• [Task statement]: Copy out the data below as written; omit any images.

• [Data provided]:
* Begin *

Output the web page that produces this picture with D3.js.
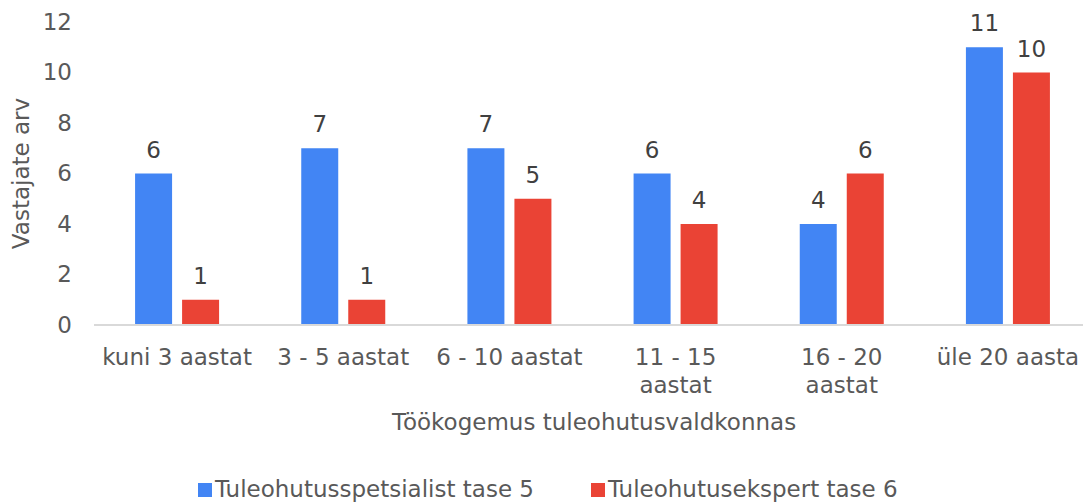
<!DOCTYPE html>
<html>
<head>
<meta charset="utf-8">
<script src="https://cdn.jsdelivr.net/npm/d3@7"></script>
<style>
  body { margin: 0; background: #fff; }
  svg text { font-family: "DejaVu Sans", Verdana, sans-serif; font-size: 23px; }
</style>
</head>
<body>
<div id="chart"></div>
<script>
// data
const categories = ["kuni 3 aastat", "3 - 5 aastat", "6 - 10 aastat", "11 - 15\naastat", "16 - 20\naastat", "üle 20 aasta"];
const seriesNames = ["Tuleohutusspetsialist tase 5", "Tuleohutusekspert tase 6"];
const tase5 = [6, 7, 7, 6, 4, 11];
const tase6 = [1, 1, 5, 4, 6, 10];
const yTicks = [0, 2, 4, 6, 8, 10, 12];

const colors = ["#4285F4", "#EA4335"];
const width = 1083, height = 502;
const textColor = "#595959";

const svg = d3.select("#chart")
  .append("svg")
  .attr("width", width)
  .attr("height", height);

const x0 = d3.scaleBand().domain(d3.range(categories.length)).range([94, 1091]);
const x1 = d3.scaleBand().domain([0, 1]).range([0, x0.bandwidth()])
  .paddingInner(0.213).paddingOuter(0.874);
const y = d3.scaleLinear().domain([0, 12]).range([325, 22]);

// y tick labels (no axis line)
const yAxis = svg.append("g")
  .attr("transform", "translate(72,0)")
  .call(d3.axisLeft(y).tickValues(yTicks).tickSize(0).tickPadding(0));
yAxis.select(".domain").remove();
yAxis.selectAll("text")
  .style("font-family", "DejaVu Sans, Verdana, sans-serif")
  .style("font-size", "23px")
  .style("fill", textColor);

// baseline
svg.append("line")
  .attr("x1", 94).attr("x2", width)
  .attr("y1", y(0)).attr("y2", y(0))
  .attr("stroke", "#d9d9d9")
  .attr("stroke-width", 2);

// bars
const rows = categories.map((c, i) => ({ i, values: [tase5[i], tase6[i]] }));
const groups = svg.selectAll(".grp")
  .data(rows)
  .enter()
  .append("g")
  .attr("transform", d => `translate(${x0(d.i)},0)`);

groups.selectAll("rect")
  .data(d => d.values.map((v, s) => ({ v, s })))
  .enter()
  .append("rect")
  .attr("x", d => x1(d.s))
  .attr("width", x1.bandwidth())
  .attr("y", d => y(d.v))
  .attr("height", d => y(0) - y(d.v) - 1)
  .style("fill", d => colors[d.s]);

groups.selectAll(".val")
  .data(d => d.values.map((v, s) => ({ v, s })))
  .enter()
  .append("text")
  .attr("x", d => x1(d.s) + x1.bandwidth() / 2)
  .attr("y", d => y(d.v) - 16)
  .attr("text-anchor", "middle")
  .style("fill", "#404040")
  .text(d => d.v);

// category labels
const catLabels = svg.selectAll(".cat")
  .data(categories)
  .enter()
  .append("text")
  .attr("text-anchor", "middle")
  .attr("transform", (d, i) => `translate(${x0(i) + x0.bandwidth() / 2},365)`)
  .style("fill", textColor);
catLabels.selectAll("tspan")
  .data(d => d.split("\n"))
  .enter()
  .append("tspan")
  .attr("x", 0)
  .attr("dy", (d, i) => i === 0 ? 0 : 28)
  .text(d => d);

// axis titles
svg.append("text")
  .attr("x", 594)
  .attr("y", 430)
  .attr("text-anchor", "middle")
  .style("fill", textColor)
  .text("Töökogemus tuleohutusvaldkonnas");

svg.append("text")
  .attr("transform", `translate(29,${(y(0) + y(12)) / 2}) rotate(-90)`)
  .attr("text-anchor", "middle")
  .style("fill", textColor)
  .text("Vastajate arv");

// legend
const legendX = [198, 591];
const legend = svg.selectAll(".leg")
  .data(seriesNames)
  .enter()
  .append("g")
  .attr("transform", (d, i) => `translate(${legendX[i]},483)`);
legend.append("rect")
  .attr("width", 14).attr("height", 14)
  .style("fill", (d, i) => colors[i]);
legend.append("text")
  .attr("x", 17)
  .attr("y", 14)
  .style("fill", textColor)
  .text(d => d);
</script>
</body>
</html>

* End *

• [Result of this task]:
Output the web page that produces this picture with D3.js.
<!DOCTYPE html>
<html>
<head>
<meta charset="utf-8">
<script src="https://cdn.jsdelivr.net/npm/d3@7"></script>
<style>
  body { margin: 0; background: #fff; }
  svg text { font-family: "DejaVu Sans", Verdana, sans-serif; font-size: 23px; }
</style>
</head>
<body>
<div id="chart"></div>
<script>
// data
const categories = ["kuni 3 aastat", "3 - 5 aastat", "6 - 10 aastat", "11 - 15\naastat", "16 - 20\naastat", "üle 20 aasta"];
const seriesNames = ["Tuleohutusspetsialist tase 5", "Tuleohutusekspert tase 6"];
const tase5 = [6, 7, 7, 6, 4, 11];
const tase6 = [1, 1, 5, 4, 6, 10];
const yTicks = [0, 2, 4, 6, 8, 10, 12];

const colors = ["#4285F4", "#EA4335"];
const width = 1083, height = 502;
const textColor = "#595959";

const svg = d3.select("#chart")
  .append("svg")
  .attr("width", width)
  .attr("height", height);

const x0 = d3.scaleBand().domain(d3.range(categories.length)).range([94, 1091]);
const x1 = d3.scaleBand().domain([0, 1]).range([0, x0.bandwidth()])
  .paddingInner(0.213).paddingOuter(0.874);
const y = d3.scaleLinear().domain([0, 12]).range([325, 22]);

// y tick labels (no axis line)
const yAxis = svg.append("g")
  .attr("transform", "translate(72,0)")
  .call(d3.axisLeft(y).tickValues(yTicks).tickSize(0).tickPadding(0));
yAxis.select(".domain").remove();
yAxis.selectAll("text")
  .style("font-family", "DejaVu Sans, Verdana, sans-serif")
  .style("font-size", "23px")
  .style("fill", textColor);

// baseline
svg.append("line")
  .attr("x1", 94).attr("x2", width)
  .attr("y1", y(0)).attr("y2", y(0))
  .attr("stroke", "#d9d9d9")
  .attr("stroke-width", 2);

// bars
const rows = categories.map((c, i) => ({ i, values: [tase5[i], tase6[i]] }));
const groups = svg.selectAll(".grp")
  .data(rows)
  .enter()
  .append("g")
  .attr("transform", d => `translate(${x0(d.i)},0)`);

groups.selectAll("rect")
  .data(d => d.values.map((v, s) => ({ v, s })))
  .enter()
  .append("rect")
  .attr("x", d => x1(d.s))
  .attr("width", x1.bandwidth())
  .attr("y", d => y(d.v))
  .attr("height", d => y(0) - y(d.v) - 1)
  .style("fill", d => colors[d.s]);

groups.selectAll(".val")
  .data(d => d.values.map((v, s) => ({ v, s })))
  .enter()
  .append("text")
  .attr("x", d => x1(d.s) + x1.bandwidth() / 2)
  .attr("y", d => y(d.v) - 16)
  .attr("text-anchor", "middle")
  .style("fill", "#404040")
  .text(d => d.v);

// category labels
const catLabels = svg.selectAll(".cat")
  .data(categories)
  .enter()
  .append("text")
  .attr("text-anchor", "middle")
  .attr("transform", (d, i) => `translate(${x0(i) + x0.bandwidth() / 2},365)`)
  .style("fill", textColor);
catLabels.selectAll("tspan")
  .data(d => d.split("\n"))
  .enter()
  .append("tspan")
  .attr("x", 0)
  .attr("dy", (d, i) => i === 0 ? 0 : 28)
  .text(d => d);

// axis titles
svg.append("text")
  .attr("x", 594)
  .attr("y", 430)
  .attr("text-anchor", "middle")
  .style("fill", textColor)
  .text("Töökogemus tuleohutusvaldkonnas");

svg.append("text")
  .attr("transform", `translate(29,${(y(0) + y(12)) / 2}) rotate(-90)`)
  .attr("text-anchor", "middle")
  .style("fill", textColor)
  .text("Vastajate arv");

// legend
const legendX = [198, 591];
const legend = svg.selectAll(".leg")
  .data(seriesNames)
  .enter()
  .append("g")
  .attr("transform", (d, i) => `translate(${legendX[i]},483)`);
legend.append("rect")
  .attr("width", 14).attr("height", 14)
  .style("fill", (d, i) => colors[i]);
legend.append("text")
  .attr("x", 17)
  .attr("y", 14)
  .style("fill", textColor)
  .text(d => d);
</script>
</body>
</html>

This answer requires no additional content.